"We would like to abstain from making commentaries based on prejudice," Suga said, as quoted by the Japanese TV channel NHK.
Japan has received a message from the United States stating that an objective and detailed analysis showed that North Korean authorities were responsible for the hack, Suga added.
"The cyberattacks is a serious issue closely connected to our national security and we strongly condemn the hack," Suga noted.
US President Barack Obama told CNN last week that Washington could react to cyberattacks by returning North Korea to the list of states sponsoring terrorism.
However, in the event that Tokyo chooses to back its principal ally, it may jeopardize current negotiations with North Korea on return of Japanese citizens allegedly abducted in 1970s and 1980s.
Hackers allegedly belonging to the North Korean group The Guardians of Peace (GOP) performed the cyberattack on Sony Pictures Entertainment in November. The attack followed the making of "The Interview", a comedy action movie about an attempt to assassinate North Korean leader Kim Jong Un.
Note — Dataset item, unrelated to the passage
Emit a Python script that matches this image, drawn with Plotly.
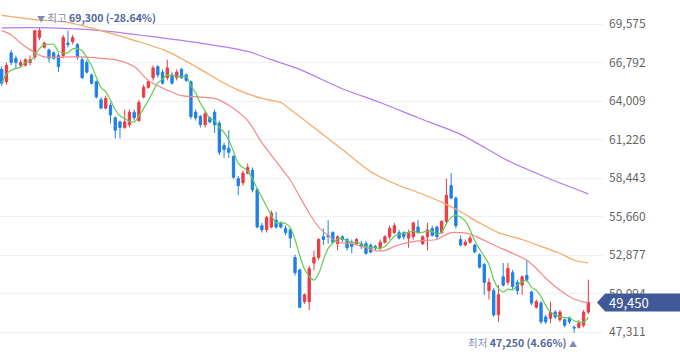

The cybercriminals managed to obtain and publish reams of employees' personal information, including salaries and private emails. Copies of several unreleased motion pictures were also made public.
The GOP also threatened to conduct attacks against cinemas showing "The Interview", prompting Sony Pictures to cancel the release of the movie planned for Christmas day.
Kim Song, member of North Korea's mission to the United Nations, claimed his country was not responsible for the incident.
North Korea was included in a list of states sponsoring terrorism by the United States in 1987. The country was accused of having relations with other states sponsoring terrorism, providing asylum for members of the Japanese Red Army communist militant group, developing a nuclear program and bombing of Korean Air Flight 858. In 2008 the US authorities withdrew North Korea from the list.